For some researchers, Bongard sees the VACC as “the on-ramp to the cloud,” he says. “Test things out on your laptop, then do some more high-powered computation on the VACC for a few weeks or months.” For many faculty and students, that will be sufficient. “But if the problem that you’re tackling requires even more computation, then you might seek funding to move your work out onto the cloud,” he says — with the VACC as a way to get going in that direction.
Bongard will lead the VACC staff team of Andrea Elledge, assistant director, Mike Austin, director of systems architecture and administration, and Jim Lawson, senior system administrator. “I am optimistic that the stabilization of the VACC will enable our faculty and staff to consolidate and build on the enormous successes they have already demonstrated,” Richard Galbraith says.

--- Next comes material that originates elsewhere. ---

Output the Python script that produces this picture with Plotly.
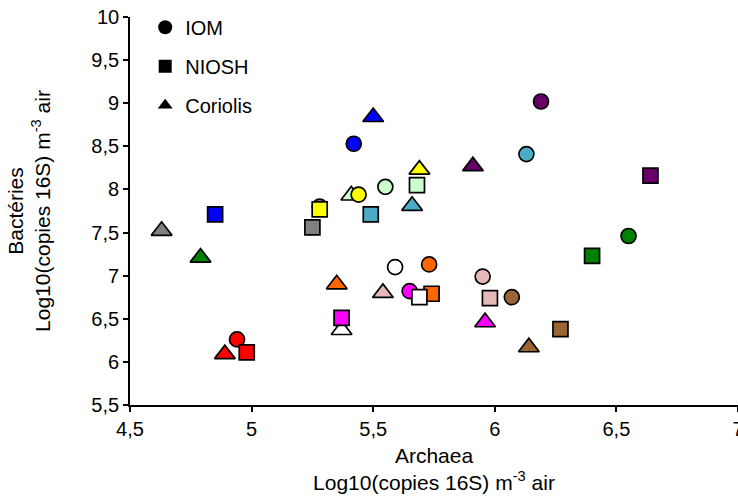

For example, earlier this year, UVM psychiatry researcher Hugh Garavan and his team used the VACC to help with a brain study that gives a much clearer sense of which teenagers are at risk for becoming binge drinkers. His study appeared in the journal Nature. And applied mathematicians Peter Dodds and Chris Danforth published a seminal paper “Measuring the Happiness of Large-Scale Written Expression: Songs, Blogs, and Presidents,” that has been cited more than 150 times and led to media attention around the world. Their study relied on the computing power of the VACC. “Now we want to make sure that it supports the next generation of UVM research and scholarship,” Bongard says.
The VACC was made possible by founding grants from NASA and with strong support from U.S. Senator Patrick Leahy and Vermont EPSCoR. Affectionately known by its users as the "Bluemoon Cluster," the UVM VACC supercomputer has been largely developed with IBM systems architecture. Since its founding, the facility has received three major upgrades with IBM high-performance computing hardware.